В просветленной звездами ночи плоские крыши домов казались заплатами на широкой и темной спине города. Лишь кое-где сквозь дружную светомаскировку вдруг прорывался тусклый огонек - кто-то включал лампочку, небрежно занавесив окно. И мы уже были готовы орать: «Свет! Свет!» - но огонек, к нашему огорчению, пропадал, видно, хозяин и сам догадывался, что нарушил светомаскировку тылового города, да еще такого, как Баку. Если бы немцы прорвались к нашей нефти, говорил Захар, то «стратегически» они бы войну выиграли. На что моя бабушка утверждала: «Ничего. Выкрутимся. Сталин что-нибудь придумает». Но Захар в долгу не оставался: «Слушай, Мария, ты умная женщина… Если в керосинке нет керосина, водой ее не разожжешь». Но бабушка не могла допустить, чтобы за кем-то в споре с ней оставалось последнее слово. При этом она пользовалась широким спектром исторических параллелей. «Хорошо, - говорила моя бабушка. - А англичане? В восемнадцатом году захватили Баку. И вылетели отсюда как миленькие».

…Посрамленный Захар молчал, он не имел такого арсенала знаний, он был дворником и не собирался баллотироваться в Академию паук. Правда, и моя бабушка не думала выставлять свою кандидатуру в Академию, она продавала керосин на Балаханской улице…

Так вот, мы сидели на крыше и считали звезды. А ноздри наши ловили запахи двора, квартала, улицы. Здесь, на высоте, мы точно знали, в какой квартире что варят, что жарят. В основном варили перловый суп. Или чечевичный, на постном масле. Или пекли пышки из кукурузной муки вперемешку с отрубями…

А наши уши выбирали в приглушенной вечерней кол-готне опасные для нашего уединения сигналы: вот скрипнула балконная дверь особым ржавым скрипом, и через мгновение раздался голос:

- Борька-а-а…

Мы сидим не шевелясь, будто Борьки среди нас и не было.

- …Я кому кричу? Или ты уснул, несчастный? - продолжал нестись к нам голос Борькиной матери.

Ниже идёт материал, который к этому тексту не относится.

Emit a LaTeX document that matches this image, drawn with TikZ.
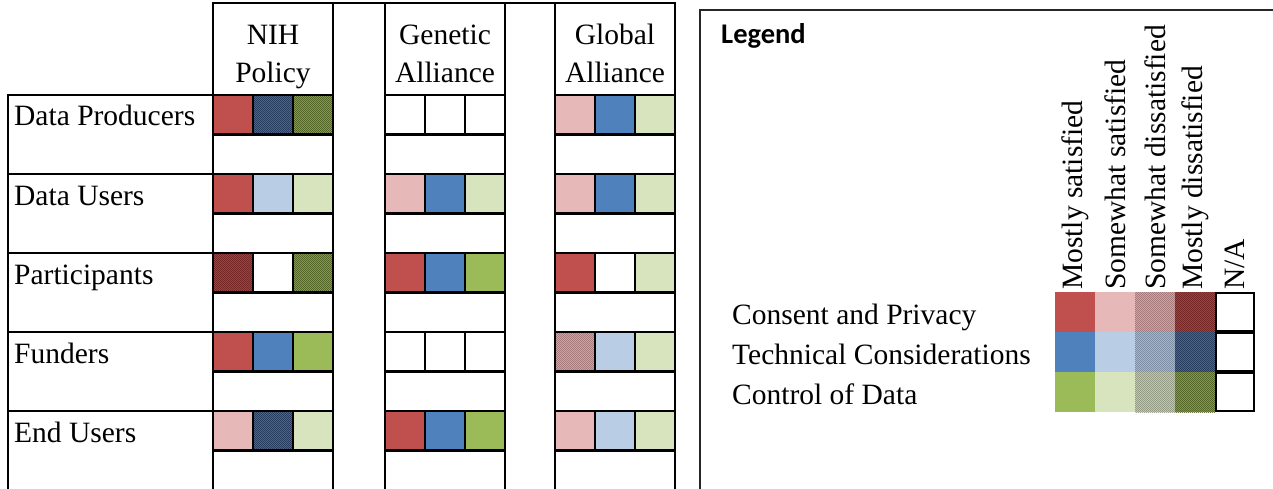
\documentclass[tikz,border=0pt]{standalone}
\usepackage{fontspec}
\setmainfont{Liberation Serif}
\newfontfamily\legfont{Carlito}
\usetikzlibrary{patterns.meta}
\definecolor{cR}{HTML}{C0504D}
\definecolor{cRl}{HTML}{E6B9B8}
\definecolor{cB}{HTML}{4F81BD}
\definecolor{cBl}{HTML}{B9CDE5}
\definecolor{cG}{HTML}{9BBB59}
\definecolor{cGl}{HTML}{D7E4BD}
\definecolor{sRf}{HTML}{DFB2B1}\definecolor{sRp}{HTML}{A07474}
\definecolor{sBf}{HTML}{B7C7DB}\definecolor{sBp}{HTML}{76869C}
\definecolor{sGf}{HTML}{CFD8BC}\definecolor{sGp}{HTML}{8E947E}
\definecolor{dRf}{HTML}{B44A47}\definecolor{dRp}{HTML}{6E2222}
\definecolor{dBf}{HTML}{4A77AE}\definecolor{dBp}{HTML}{223656}
\definecolor{dGf}{HTML}{90B052}\definecolor{dGp}{HTML}{4E5E20}
\tikzdeclarepattern{
  name=finelines,
  type=uncolored,
  bounding box={(-0.5pt,-0.5pt) and (2.5pt,2.5pt)},
  tile size={(2pt,2pt)},
  code={\pgfsetlinewidth{0.6pt}%
        \pgfpathmoveto{\pgfpoint{-0.5pt}{-0.5pt}}%
        \pgfpathlineto{\pgfpoint{2.5pt}{2.5pt}}%
        \pgfusepath{stroke}}
}
\tikzset{
  tbl/.style={line width=2.6pt, black, line cap=rect},
  R/.style={fill=cR}, Rl/.style={fill=cRl},
  Rs/.style={fill=sRf, postaction={pattern=finelines, pattern color=sRp}},
  Rd/.style={fill=dRf, postaction={pattern=finelines, pattern color=dRp}},
  B/.style={fill=cB}, Bl/.style={fill=cBl},
  Bs/.style={fill=sBf, postaction={pattern=finelines, pattern color=sBp}},
  Bd/.style={fill=dBf, postaction={pattern=finelines, pattern color=dBp}},
  G/.style={fill=cG}, Gl/.style={fill=cGl},
  Gs/.style={fill=sGf, postaction={pattern=finelines, pattern color=sGp}},
  Gd/.style={fill=dGf, postaction={pattern=finelines, pattern color=dGp}},
  W/.style={fill=white},
  txt/.style={inner sep=0pt, font=\fontsize{29.5}{35}\selectfont},
}
\begin{document}
\begin{tikzpicture}[x=1pt,y=-1pt]
\useasboundingbox (0,0) rectangle (1273,489);
\clip (0,0) rectangle (1273,489);
% cells
\foreach \gx/\cells in {213/{R,Bd,Gd,R,Bl,Gl,Rd,W,Gd,R,B,G,Rl,Bd,Gl},
                        385/{W,W,W,Rl,B,Gl,R,B,G,W,W,W,R,B,G},
                        555/{Rl,B,Gl,Rl,B,Gl,R,W,Gl,Rs,Bl,Gl,Rl,Bl,Gl}}{
  \foreach [count=\i from 0] \c in \cells {
    \pgfmathtruncatemacro\rr{int(\i/3)}
    \pgfmathtruncatemacro\cc{mod(\i,3)}
    \path[\c] (\gx+40*\cc,95+79*\rr) rectangle ++(40,39.5);
  }
}
% grid lines of the three groups
\draw[tbl] (213,3) -- (675,3);
\foreach \gx in {213,385,555}{
  \draw[tbl] (\gx,3) -- (\gx,500);
  \draw[tbl] (\gx+120,3) -- (\gx+120,500);
  \foreach \k in {0,...,9}{
    \draw[tbl] (\gx,95+39.5*\k) -- (\gx+120,95+39.5*\k);
  }
  \foreach \r in {0,...,4}{
    \draw[tbl] (\gx+40,95+79*\r) -- ++(0,39.5);
    \draw[tbl] (\gx+80,95+79*\r) -- ++(0,39.5);
  }
}
% label column
\draw[tbl] (8,500) -- (8,95) -- (213,95);
\foreach \r in {1,...,5}{
  \draw[tbl] (8,95+79*\r) -- (213,95+79*\r);
}
% headers
\node[txt, anchor=base] (h1a) at (273,45) {NIH};
\node[txt, anchor=base] (h1b) at (273,83) {Policy};
\node[txt, anchor=base] (h2a) at (445,45) {Genetic};
\node[txt, anchor=base] (h2b) at (445,83) {Alliance};
\node[txt, anchor=base] (h3a) at (615,45) {Global};
\node[txt, anchor=base] (h3b) at (615,83) {Alliance};
% row labels
\node[txt, anchor=base west] (r1) at (14,126) {Data Producers};
\node[txt, anchor=base west] (r2) at (14,205) {Data Users};
\node[txt, anchor=base west] (r3) at (14,284) {Participants};
\node[txt, anchor=base west] (r4) at (14,363) {Funders};
\node[txt, anchor=base west] (r5) at (14,442) {End Users};
% legend box
\draw[line width=1.6pt, black!85] (700,500) -- (700,10) -- (1280,10);
\node[inner sep=0pt, anchor=base west, font=\legfont\bfseries\fontsize{28.5}{32}\selectfont] (leg) at (721,44) {Legend};
% legend column labels
\node[txt, rotate=90, anchor=west] (l1) at (1075,290) {Mostly satisfied};
\node[txt, rotate=90, anchor=west] (l2) at (1115,290) {Somewhat satisfied};
\node[txt, rotate=90, anchor=west] (l3) at (1155,290) {Somewhat dissatisfied};
\node[txt, rotate=90, anchor=west] (l4) at (1195,290) {Mostly dissatisfied};
\node[txt, rotate=90, anchor=west] (l5) at (1235,290) {N/A};
% legend row labels
\node[txt, anchor=base west] (c1) at (732,324) {Consent and Privacy};
\node[txt, anchor=base west] (c2) at (732,364) {Technical Considerations};
\node[txt, anchor=base west] (c3) at (732,404) {Control of Data};
% legend swatches
\foreach \c [count=\i from 0] in {R,Rl,Rs,Rd}{ \path[\c] (1055+40*\i,292) rectangle ++(40,40); }
\foreach \c [count=\i from 0] in {B,Bl,Bs,Bd}{ \path[\c] (1055+40*\i,332) rectangle ++(40,40); }
\foreach \c [count=\i from 0] in {G,Gl,Gs,Gd}{ \path[\c] (1055+40*\i,372) rectangle ++(40,40); }
\foreach \r in {0,1,2}{
  \draw[tbl, fill=white] (1216,293+40*\r) rectangle ++(38,38);
}
\end{tikzpicture}
\end{document}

- Сичас, да-а, - не выдерживает напряжения Борис. - Уже подышать свежим воздухом нельзя, да?

- Мой руки, иди спать.

- Я уже мыл руки, - отвечает Борис не трогаясь с места. - Скоко можно мыть эти руки?

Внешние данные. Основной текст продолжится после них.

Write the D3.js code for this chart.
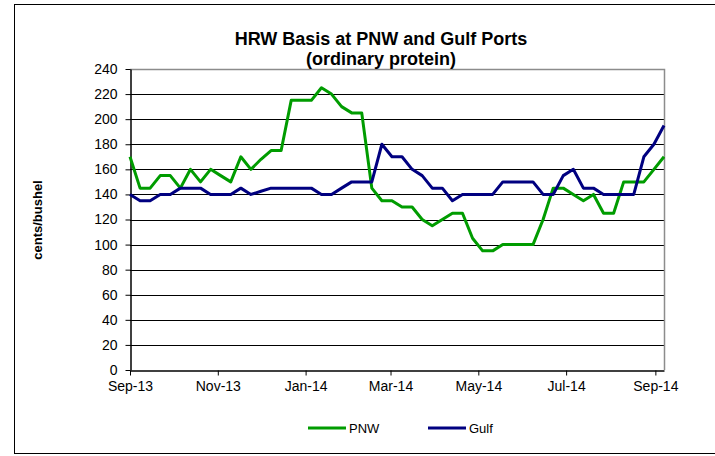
<!DOCTYPE html>
<html>
<head>
<meta charset="utf-8">
<script src="https://cdn.jsdelivr.net/npm/d3@7"></script>
<style>
  html, body { margin: 0; padding: 0; background: #fff; }
  svg { display: block; font-family: "Liberation Sans", Arial, sans-serif; }
</style>
</head>
<body>
<svg id="chart" width="715" height="456"></svg>
<script>
// ---- data ----
const startDate = "2013-09-05";
const pnw = [170,145,145,155,155,145,160,150,160,155,150,170,160,168,175,175,215,215,215,225,220,210,205,205,145,135,135,130,130,120,115,120,125,125,105,95,95,100,100,100,100,120,145,145,140,135,140,125,125,150,150,150,160,170];
const gulf = [140,135,135,140,140,145,145,145,140,140,140,145,140,142.5,145,145,145,145,145,140,140,145,150,150,150,180,170,170,160,155,145,145,135,140,140,140,140,150,150,150,150,140,140,155,160,145,145,140,140,140,140,170,180,195];
const xTickDates = ["2013-09-05","2013-11-05","2014-01-05","2014-03-05","2014-05-05","2014-07-05","2014-09-05"];
const yTicks = [0,20,40,60,80,100,120,140,160,180,200,220,240];
const titleLines = ["HRW Basis at PNW and Gulf Ports", "(ordinary protein)"];
const yTitle = "cents/bushel";
const seriesNames = ["PNW", "Gulf"];
const seriesColors = ["#009c00", "#000080"];

// ---- build ----
const parse = d3.utcParse("%Y-%m-%d");
const d0 = parse(startDate);
const dates = pnw.map((_, i) => d3.utcDay.offset(d0, 7 * i));
const series = [pnw, gulf];

const svg = d3.select("#chart");
const L = 130, R = 664, T = 69, B = 370;

// outer frame
svg.append("rect").attr("x", 14.5).attr("y", 4.5).attr("width", 720).attr("height", 449)
  .attr("fill", "none").attr("stroke", "#000").attr("stroke-width", 1);

const x = d3.scaleUtc().domain([dates[0], dates[dates.length - 1]]).range([L, R]);
const y = d3.scaleLinear().domain([0, 240]).range([B, T]);

// gridlines
svg.append("g").selectAll("line").data(yTicks.filter(v => v > 0 && v < 240)).join("line")
  .attr("x1", L).attr("x2", R)
  .attr("y1", d => Math.round(y(d)) + 0.5).attr("y2", d => Math.round(y(d)) + 0.5)
  .attr("stroke", "#000").attr("stroke-width", 1);

// plot border (top/right gray)
svg.append("path")
  .attr("d", `M${L},${T + 0.5}H${R + 0.5}V${B}`)
  .attr("fill", "none").attr("stroke", "#8c8c8c").attr("stroke-width", 1.5);

// y axis
const yAxis = svg.append("g").attr("transform", `translate(${L + 0.5},0)`)
  .call(d3.axisLeft(y).tickValues(yTicks).tickSize(5).tickPadding(8).tickSizeOuter(0));
yAxis.select(".domain").attr("stroke", "#000").attr("stroke-width", 1.5);
yAxis.selectAll(".tick line").attr("stroke", "#000");
yAxis.selectAll(".tick text").attr("font-size", 14).attr("fill", "#000")
  .attr("font-family", "Liberation Sans, Arial, sans-serif");

// x axis
const xAxis = svg.append("g").attr("transform", `translate(0,${B + 0.5})`)
  .call(d3.axisBottom(x).tickValues(xTickDates.map(parse)).tickFormat(d3.utcFormat("%b-%y"))
    .tickSize(5).tickPadding(6).tickSizeOuter(0));
xAxis.select(".domain").attr("stroke", "#000").attr("stroke-width", 1.5);
xAxis.selectAll(".tick line").attr("stroke", "#000");
xAxis.selectAll(".tick text").attr("font-size", 14).attr("fill", "#000")
  .attr("font-family", "Liberation Sans, Arial, sans-serif");

// lines
const line = d3.line().x((d, i) => x(dates[i])).y(d => y(d));
series.forEach((s, k) => {
  svg.append("path").datum(s).attr("d", line)
    .attr("fill", "none").attr("stroke", seriesColors[k]).attr("stroke-width", 3)
    .attr("stroke-linejoin", "round");
});

// title
svg.append("text").attr("x", 381).attr("y", 45).attr("text-anchor", "middle")
  .attr("font-size", 18).attr("font-weight", "bold").text(titleLines[0]);
svg.append("text").attr("x", 381).attr("y", 65).attr("text-anchor", "middle")
  .attr("font-size", 18).attr("font-weight", "bold").text(titleLines[1]);

// y title
svg.append("text").attr("transform", "translate(42,220) rotate(-90)")
  .attr("text-anchor", "middle").attr("font-size", 13).attr("font-weight", "bold").text(yTitle);

// legend
const legX = [308, 428];
seriesNames.forEach((n, k) => {
  const g = svg.append("g").attr("transform", `translate(${legX[k]},428)`);
  g.append("line").attr("x1", 0).attr("x2", 38).attr("y1", 0).attr("y2", 0)
    .attr("stroke", seriesColors[k]).attr("stroke-width", 3);
  g.append("text").attr("x", 41).attr("y", 5).attr("font-size", 13).text(n);
});
</script>
</body>
</html>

Торг между Борькой и его мамой продолжается… Час растаскивания нас по домам наступил, нас зовут голоса… Точно как предрассветные крики петухов - начал первый, для затравки…

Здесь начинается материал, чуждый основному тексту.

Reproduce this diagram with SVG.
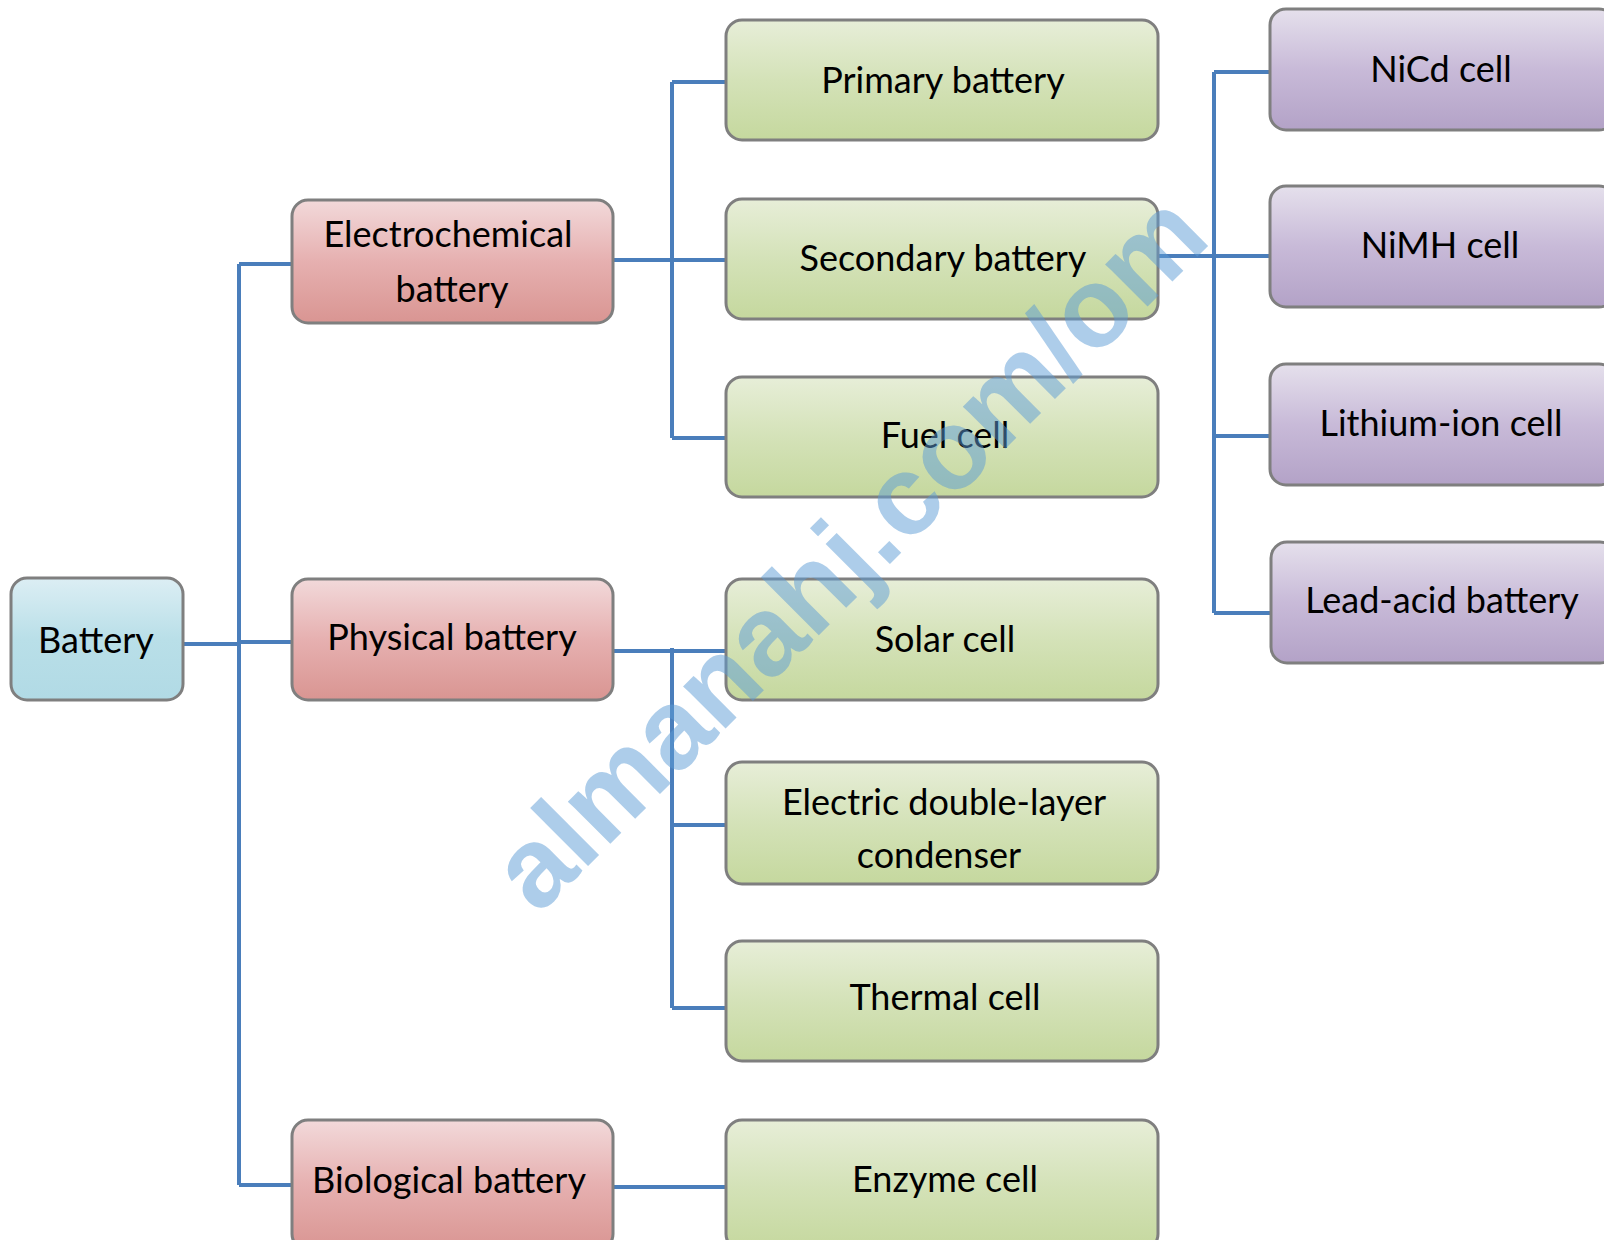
<svg xmlns="http://www.w3.org/2000/svg" width="1604" height="1240" viewBox="0 0 1604 1240">
<defs>
<linearGradient id="gBlue" x1="0" y1="0" x2="0" y2="1"><stop offset="0" stop-color="#dceef4"/><stop offset="0.5" stop-color="#b9dfe8"/><stop offset="1" stop-color="#b1dae5"/></linearGradient>
<linearGradient id="gRed" x1="0" y1="0" x2="0" y2="1"><stop offset="0" stop-color="#f2d9da"/><stop offset="0.5" stop-color="#e6b0b0"/><stop offset="1" stop-color="#d99592"/></linearGradient>
<linearGradient id="gGreen" x1="0" y1="0" x2="0" y2="1"><stop offset="0" stop-color="#e7eed8"/><stop offset="0.5" stop-color="#d4e2b8"/><stop offset="1" stop-color="#c5d89e"/></linearGradient>
<linearGradient id="gPurple" x1="0" y1="0" x2="0" y2="1"><stop offset="0" stop-color="#e5e0ec"/><stop offset="0.5" stop-color="#c8bad8"/><stop offset="1" stop-color="#b3a2c7"/></linearGradient>
<style>
.box{stroke:#7f7f7f;stroke-width:3}
.blue{fill:url(#gBlue)}
.red{fill:url(#gRed)}
.green{fill:url(#gGreen)}
.purple{fill:url(#gPurple)}
.lbl{font-family:Lato,"Liberation Sans",sans-serif;font-size:36px;fill:#000;text-anchor:middle}
.conn{fill:none;stroke:#4a7ebb;stroke-width:4}
.wm{font-family:"Liberation Sans",Arial,sans-serif;font-weight:bold;font-size:113px;fill:#5b9bd5;fill-opacity:0.5}
</style>
</defs>
<rect width="1604" height="1240" fill="#ffffff"/>
<g id="connectors">
<path class="conn" d="M183,644 H239 M239,264 V1185 M239,264 H291 M239,642 H291 M239,1185 H291"/>
<path class="conn" d="M613,260 H725 M672,82 V438 M672,82 H725 M672,438 H725"/>
<path class="conn" d="M613,651 H725 M672,648 V1008 M672,825 H725 M672,1008 H725"/>
<path class="conn" d="M613,1187 H725"/>
<path class="conn" d="M1158,256 H1270 M1214,72 V613 M1214,72 H1270 M1214,436 H1270 M1214,613 H1270"/>
</g>
<g id="n-battery"><rect class="box blue" x="11" y="578" width="172" height="122" rx="16"/><text class="lbl" x="96" y="653">Battery</text></g>
<g id="n-electrochemical"><rect class="box red" x="292" y="200" width="321" height="123" rx="16"/><text class="lbl" x="448" y="247">Electrochemical</text><text class="lbl" x="452" y="302">battery</text></g>
<g id="n-physical"><rect class="box red" x="292" y="579" width="321" height="121" rx="16"/><text class="lbl" x="452" y="650">Physical battery</text></g>
<g id="n-biological"><rect class="box red" x="292" y="1120" width="321" height="130" rx="16"/><text class="lbl" x="449" y="1193">Biological battery</text></g>
<g id="n-primary"><rect class="box green" x="726" y="20" width="432" height="120" rx="16"/><text class="lbl" x="943" y="93">Primary battery</text></g>
<g id="n-secondary"><rect class="box green" x="726" y="199" width="432" height="120" rx="16"/><text class="lbl" x="943" y="271">Secondary battery</text></g>
<g id="n-fuel"><rect class="box green" x="726" y="377" width="432" height="120" rx="16"/><text class="lbl" x="945" y="448">Fuel cell</text></g>
<g id="n-solar"><rect class="box green" x="726" y="579" width="432" height="121" rx="16"/><text class="lbl" x="945" y="652">Solar cell</text></g>
<g id="n-edlc"><rect class="box green" x="726" y="762" width="432" height="122" rx="16"/><text class="lbl" x="944" y="815">Electric double-layer</text><text class="lbl" x="939" y="868">condenser</text></g>
<g id="n-thermal"><rect class="box green" x="726" y="941" width="432" height="120" rx="16"/><text class="lbl" x="945" y="1010">Thermal cell</text></g>
<g id="n-enzyme"><rect class="box green" x="726" y="1120" width="432" height="130" rx="16"/><text class="lbl" x="945" y="1192">Enzyme cell</text></g>
<g id="n-nicd"><rect class="box purple" x="1270" y="9" width="345" height="121" rx="16"/><text class="lbl" x="1441" y="82">NiCd cell</text></g>
<g id="n-nimh"><rect class="box purple" x="1270" y="186" width="345" height="121" rx="16"/><text class="lbl" x="1440" y="258">NiMH cell</text></g>
<g id="n-lithium"><rect class="box purple" x="1270" y="364" width="345" height="121" rx="16"/><text class="lbl" x="1441" y="436">Lithium-ion cell</text></g>
<g id="n-leadacid"><rect class="box purple" x="1271" y="542" width="345" height="121" rx="16"/><text class="lbl" x="1442" y="613">Lead-acid battery</text></g>
<text class="wm" x="538" y="916" transform="rotate(-45 538 916)">almanahj.com/om</text>
</svg>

- Ледя! Леонид… Ледик… Вот и моя бабушка вступила.

- Ты не слышишь, да, как зовет тебя твоя бабушка? Тебе что, уши заложило?

- Слышу.

- Иди домой.

- Сичас.

- Не сичас, а сию минуту. Я уже постель нагрела, остынет.

Я краснею. Я чувствую, как сквозь темень ночи проступают светофорным огнем мои щеки и уши. Ах, бабушка, бабушка… Как она меня позорит… Но это начало, настоящий позор впереди.